Table 1. Summary of model-based forecasts

Note: The figure shows the model-based forecast of headline CPI and three measures of core CPI. The model is based on Hogen, Kawamoto and Nakahama (BoJ review, 2015). All figures are YoY percent changes. The yellow shadows are intervals of confidence calculated as quasi-out-of sample exercises. The summary table shows the average of the YoY model-based in each fiscal year (Q2, Q3, Q4, and Q1 of the following calendar year).

The “acquired inflation” issue of the BoJ

The new BoJ forecast is already mechanically too low. Figure 6 shows a comparison between our (model-based) forecast for the index excluding fresh food and energy vs the BoJ latest forecast and the estimated “acquired inflation” and “carry-over” effects. The main takeaway is that “acquired inflation” for FY2023 is in line with the new BoJ forecast (3.8%). In other words, in order to meet the BoJ forecast from now on, the level of the series should stop growing, an unrealistic circumstance (already happened in the last year). Not only but conditional on our forecast, the carryover for FY2024 is already 1.4%, which means that the BoJ forecast for FY2024 (1.9%) is already too low. Translated: the BoJ staff forecast looks like the ECB/NCBs staff forecast back in March (or June). The most likely scenario is that the BoJ staff will revise up again its forecast in the coming rounds.
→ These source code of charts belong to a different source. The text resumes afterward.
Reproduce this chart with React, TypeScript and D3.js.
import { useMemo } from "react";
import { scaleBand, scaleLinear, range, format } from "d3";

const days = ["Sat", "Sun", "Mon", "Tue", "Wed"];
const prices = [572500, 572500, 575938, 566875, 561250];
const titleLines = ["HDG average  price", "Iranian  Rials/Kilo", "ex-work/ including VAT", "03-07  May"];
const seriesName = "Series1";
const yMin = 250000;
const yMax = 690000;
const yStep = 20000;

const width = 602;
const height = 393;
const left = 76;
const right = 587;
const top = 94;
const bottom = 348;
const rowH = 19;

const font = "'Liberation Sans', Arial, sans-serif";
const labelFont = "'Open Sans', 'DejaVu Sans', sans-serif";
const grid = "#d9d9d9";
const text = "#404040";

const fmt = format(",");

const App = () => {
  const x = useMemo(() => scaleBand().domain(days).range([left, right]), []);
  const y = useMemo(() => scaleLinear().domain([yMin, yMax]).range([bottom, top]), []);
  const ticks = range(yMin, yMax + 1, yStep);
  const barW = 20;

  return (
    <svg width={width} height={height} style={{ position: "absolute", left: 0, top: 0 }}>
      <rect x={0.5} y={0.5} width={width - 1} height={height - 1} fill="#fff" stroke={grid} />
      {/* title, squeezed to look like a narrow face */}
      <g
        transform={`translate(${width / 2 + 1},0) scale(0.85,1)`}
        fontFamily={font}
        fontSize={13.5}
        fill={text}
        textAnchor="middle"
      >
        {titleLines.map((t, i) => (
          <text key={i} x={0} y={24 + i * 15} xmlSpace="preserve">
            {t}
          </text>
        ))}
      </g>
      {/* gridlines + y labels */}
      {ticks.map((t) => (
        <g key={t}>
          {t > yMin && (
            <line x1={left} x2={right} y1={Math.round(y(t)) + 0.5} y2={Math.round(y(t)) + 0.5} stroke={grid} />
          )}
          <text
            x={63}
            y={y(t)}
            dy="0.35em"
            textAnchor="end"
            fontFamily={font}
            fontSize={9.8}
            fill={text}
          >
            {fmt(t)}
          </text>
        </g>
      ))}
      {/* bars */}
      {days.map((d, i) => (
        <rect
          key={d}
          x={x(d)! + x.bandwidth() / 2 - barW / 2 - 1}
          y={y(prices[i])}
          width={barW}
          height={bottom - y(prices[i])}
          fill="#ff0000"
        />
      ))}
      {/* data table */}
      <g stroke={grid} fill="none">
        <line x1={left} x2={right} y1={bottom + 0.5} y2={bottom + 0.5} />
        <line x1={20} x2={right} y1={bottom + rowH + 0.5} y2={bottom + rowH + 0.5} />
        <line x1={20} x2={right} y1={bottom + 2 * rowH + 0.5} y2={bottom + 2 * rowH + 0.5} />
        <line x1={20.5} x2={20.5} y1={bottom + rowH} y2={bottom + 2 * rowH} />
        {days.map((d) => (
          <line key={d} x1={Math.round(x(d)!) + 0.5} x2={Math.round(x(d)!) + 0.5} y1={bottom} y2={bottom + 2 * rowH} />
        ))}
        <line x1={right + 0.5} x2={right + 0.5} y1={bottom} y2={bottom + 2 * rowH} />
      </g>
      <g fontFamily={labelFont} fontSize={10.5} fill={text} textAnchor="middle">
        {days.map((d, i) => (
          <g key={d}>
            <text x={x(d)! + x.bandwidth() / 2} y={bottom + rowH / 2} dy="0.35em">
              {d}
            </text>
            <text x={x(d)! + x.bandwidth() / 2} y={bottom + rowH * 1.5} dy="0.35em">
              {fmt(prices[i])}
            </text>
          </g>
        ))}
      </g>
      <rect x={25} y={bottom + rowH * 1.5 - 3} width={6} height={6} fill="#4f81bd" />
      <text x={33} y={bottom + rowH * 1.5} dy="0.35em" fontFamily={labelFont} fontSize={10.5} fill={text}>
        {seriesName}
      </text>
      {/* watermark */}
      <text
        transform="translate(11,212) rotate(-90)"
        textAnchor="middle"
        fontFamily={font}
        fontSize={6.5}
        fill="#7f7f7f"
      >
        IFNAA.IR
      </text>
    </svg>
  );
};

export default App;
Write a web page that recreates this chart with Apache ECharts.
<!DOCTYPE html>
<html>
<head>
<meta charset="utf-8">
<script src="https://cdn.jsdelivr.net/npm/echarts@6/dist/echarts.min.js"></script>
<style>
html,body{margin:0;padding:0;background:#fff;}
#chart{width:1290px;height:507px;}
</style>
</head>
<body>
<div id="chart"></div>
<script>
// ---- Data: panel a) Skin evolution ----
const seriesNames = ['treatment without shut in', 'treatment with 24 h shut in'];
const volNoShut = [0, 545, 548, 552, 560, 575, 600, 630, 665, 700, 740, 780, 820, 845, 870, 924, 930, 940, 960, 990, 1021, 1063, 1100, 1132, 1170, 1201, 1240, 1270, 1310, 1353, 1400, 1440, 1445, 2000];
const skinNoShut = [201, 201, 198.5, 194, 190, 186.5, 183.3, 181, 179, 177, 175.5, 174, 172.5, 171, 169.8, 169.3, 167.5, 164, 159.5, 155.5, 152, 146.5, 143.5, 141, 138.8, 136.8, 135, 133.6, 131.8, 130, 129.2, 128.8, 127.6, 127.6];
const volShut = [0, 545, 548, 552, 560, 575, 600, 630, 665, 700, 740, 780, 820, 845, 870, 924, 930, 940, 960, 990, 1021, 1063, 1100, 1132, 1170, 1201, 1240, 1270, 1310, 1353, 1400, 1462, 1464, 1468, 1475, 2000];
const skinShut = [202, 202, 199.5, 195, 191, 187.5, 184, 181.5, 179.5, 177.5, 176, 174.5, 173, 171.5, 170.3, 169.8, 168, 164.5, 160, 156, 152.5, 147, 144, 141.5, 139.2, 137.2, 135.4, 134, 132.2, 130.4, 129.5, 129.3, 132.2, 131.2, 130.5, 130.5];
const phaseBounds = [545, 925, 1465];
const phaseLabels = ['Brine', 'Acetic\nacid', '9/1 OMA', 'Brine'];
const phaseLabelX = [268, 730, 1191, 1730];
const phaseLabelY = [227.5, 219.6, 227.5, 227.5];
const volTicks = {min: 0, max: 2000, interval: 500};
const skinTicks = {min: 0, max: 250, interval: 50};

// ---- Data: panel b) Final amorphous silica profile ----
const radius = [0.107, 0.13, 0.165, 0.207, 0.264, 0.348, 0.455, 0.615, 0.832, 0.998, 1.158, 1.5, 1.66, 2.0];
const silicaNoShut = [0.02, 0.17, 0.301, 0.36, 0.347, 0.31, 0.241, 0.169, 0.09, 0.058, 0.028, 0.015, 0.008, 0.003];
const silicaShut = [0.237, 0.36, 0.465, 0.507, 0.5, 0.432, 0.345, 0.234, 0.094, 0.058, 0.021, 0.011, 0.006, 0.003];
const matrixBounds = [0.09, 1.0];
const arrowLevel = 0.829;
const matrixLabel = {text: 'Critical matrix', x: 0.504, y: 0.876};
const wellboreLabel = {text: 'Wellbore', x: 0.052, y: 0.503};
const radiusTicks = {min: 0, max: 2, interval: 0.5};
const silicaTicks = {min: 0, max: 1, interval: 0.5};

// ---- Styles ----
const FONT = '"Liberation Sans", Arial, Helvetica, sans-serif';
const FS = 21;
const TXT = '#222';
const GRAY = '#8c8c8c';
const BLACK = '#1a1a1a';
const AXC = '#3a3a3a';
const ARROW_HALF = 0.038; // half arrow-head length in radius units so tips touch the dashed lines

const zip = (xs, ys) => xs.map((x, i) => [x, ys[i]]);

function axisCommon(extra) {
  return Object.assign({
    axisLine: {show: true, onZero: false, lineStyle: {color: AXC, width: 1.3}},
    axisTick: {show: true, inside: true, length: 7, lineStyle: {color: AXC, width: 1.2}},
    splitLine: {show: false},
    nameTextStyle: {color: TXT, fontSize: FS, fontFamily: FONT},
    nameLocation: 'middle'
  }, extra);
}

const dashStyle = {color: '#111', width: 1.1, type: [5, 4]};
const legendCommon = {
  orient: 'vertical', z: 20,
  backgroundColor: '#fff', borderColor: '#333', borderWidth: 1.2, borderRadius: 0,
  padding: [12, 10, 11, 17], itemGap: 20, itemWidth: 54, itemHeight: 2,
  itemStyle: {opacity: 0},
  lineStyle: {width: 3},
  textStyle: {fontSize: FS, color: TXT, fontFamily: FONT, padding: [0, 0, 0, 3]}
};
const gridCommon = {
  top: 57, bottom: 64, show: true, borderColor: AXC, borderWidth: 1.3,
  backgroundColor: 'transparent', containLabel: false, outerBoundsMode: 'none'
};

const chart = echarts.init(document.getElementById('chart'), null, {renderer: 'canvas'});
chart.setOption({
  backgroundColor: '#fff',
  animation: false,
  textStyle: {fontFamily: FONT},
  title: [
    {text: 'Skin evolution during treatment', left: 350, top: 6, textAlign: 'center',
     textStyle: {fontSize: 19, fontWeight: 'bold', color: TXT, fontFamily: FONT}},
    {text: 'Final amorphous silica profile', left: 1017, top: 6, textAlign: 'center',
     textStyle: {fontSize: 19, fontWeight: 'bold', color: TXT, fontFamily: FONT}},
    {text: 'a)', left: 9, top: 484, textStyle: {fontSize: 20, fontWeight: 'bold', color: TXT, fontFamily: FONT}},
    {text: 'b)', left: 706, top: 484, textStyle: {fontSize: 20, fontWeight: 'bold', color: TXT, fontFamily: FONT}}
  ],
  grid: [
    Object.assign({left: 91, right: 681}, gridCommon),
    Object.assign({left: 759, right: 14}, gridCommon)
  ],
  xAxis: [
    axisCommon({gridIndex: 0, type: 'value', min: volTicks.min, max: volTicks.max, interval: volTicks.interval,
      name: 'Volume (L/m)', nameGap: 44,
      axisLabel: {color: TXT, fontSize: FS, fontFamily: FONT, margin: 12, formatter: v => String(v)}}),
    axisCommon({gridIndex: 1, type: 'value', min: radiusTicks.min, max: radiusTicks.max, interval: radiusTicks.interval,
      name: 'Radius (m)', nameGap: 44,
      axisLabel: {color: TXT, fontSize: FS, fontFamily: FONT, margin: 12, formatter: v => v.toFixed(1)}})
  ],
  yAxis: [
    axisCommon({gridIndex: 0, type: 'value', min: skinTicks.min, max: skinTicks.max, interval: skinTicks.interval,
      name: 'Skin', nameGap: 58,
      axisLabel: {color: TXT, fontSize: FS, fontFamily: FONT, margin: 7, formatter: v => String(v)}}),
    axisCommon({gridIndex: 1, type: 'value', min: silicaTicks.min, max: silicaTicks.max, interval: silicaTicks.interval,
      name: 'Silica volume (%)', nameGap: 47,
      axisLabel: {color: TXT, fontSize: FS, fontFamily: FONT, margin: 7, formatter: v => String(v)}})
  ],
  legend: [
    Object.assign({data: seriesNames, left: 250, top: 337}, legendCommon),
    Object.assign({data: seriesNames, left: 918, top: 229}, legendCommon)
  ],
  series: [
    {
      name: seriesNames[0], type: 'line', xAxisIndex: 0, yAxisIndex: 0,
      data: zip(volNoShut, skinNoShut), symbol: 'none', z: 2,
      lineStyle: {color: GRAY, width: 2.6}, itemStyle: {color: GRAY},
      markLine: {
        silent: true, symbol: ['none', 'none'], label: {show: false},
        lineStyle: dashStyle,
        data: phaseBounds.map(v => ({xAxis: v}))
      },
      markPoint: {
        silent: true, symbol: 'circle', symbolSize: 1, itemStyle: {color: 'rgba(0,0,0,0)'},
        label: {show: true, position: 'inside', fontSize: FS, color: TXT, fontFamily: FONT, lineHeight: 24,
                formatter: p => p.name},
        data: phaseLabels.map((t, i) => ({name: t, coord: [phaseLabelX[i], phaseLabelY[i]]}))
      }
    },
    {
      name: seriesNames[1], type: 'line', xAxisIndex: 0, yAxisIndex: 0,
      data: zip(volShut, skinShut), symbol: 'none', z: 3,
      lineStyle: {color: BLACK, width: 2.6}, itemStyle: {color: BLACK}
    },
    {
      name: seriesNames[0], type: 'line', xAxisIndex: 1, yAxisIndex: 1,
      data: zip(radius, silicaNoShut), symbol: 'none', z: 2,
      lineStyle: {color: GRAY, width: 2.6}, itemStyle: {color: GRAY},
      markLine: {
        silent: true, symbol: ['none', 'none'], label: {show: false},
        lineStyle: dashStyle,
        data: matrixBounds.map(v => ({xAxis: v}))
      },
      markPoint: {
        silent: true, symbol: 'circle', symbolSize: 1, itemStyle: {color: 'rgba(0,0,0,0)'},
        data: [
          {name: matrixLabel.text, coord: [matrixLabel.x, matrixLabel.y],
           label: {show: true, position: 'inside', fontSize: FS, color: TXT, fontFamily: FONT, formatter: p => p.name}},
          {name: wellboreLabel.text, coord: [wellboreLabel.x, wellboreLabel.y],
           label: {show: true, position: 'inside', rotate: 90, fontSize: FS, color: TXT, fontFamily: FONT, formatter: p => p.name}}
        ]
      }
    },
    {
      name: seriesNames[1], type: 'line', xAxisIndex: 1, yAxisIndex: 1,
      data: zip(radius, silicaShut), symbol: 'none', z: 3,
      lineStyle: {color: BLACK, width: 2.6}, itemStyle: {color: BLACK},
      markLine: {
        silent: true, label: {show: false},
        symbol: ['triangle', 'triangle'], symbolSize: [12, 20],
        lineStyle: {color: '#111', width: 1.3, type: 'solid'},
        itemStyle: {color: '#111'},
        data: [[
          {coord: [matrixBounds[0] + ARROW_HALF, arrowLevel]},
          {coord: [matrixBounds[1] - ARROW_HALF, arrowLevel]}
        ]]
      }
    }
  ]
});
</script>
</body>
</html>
Figure 6. Underlying Inflation forecast vs BoJ forecast vs “acquired inflation”

Implications for the BoJ

Rates (at least) to neutral. As we wrote at the beginning, the incoming data remain solid. It is hard to imagine core inflation accelerating to 6% as in the US or the EA. Nevertheless, the models suggest that the BoJ forecast is too low and that achieving 2% in the medium-term is possible. Therefore, in our view, a correct risk management would call for normalizing rates and bring them (at least) to neutral.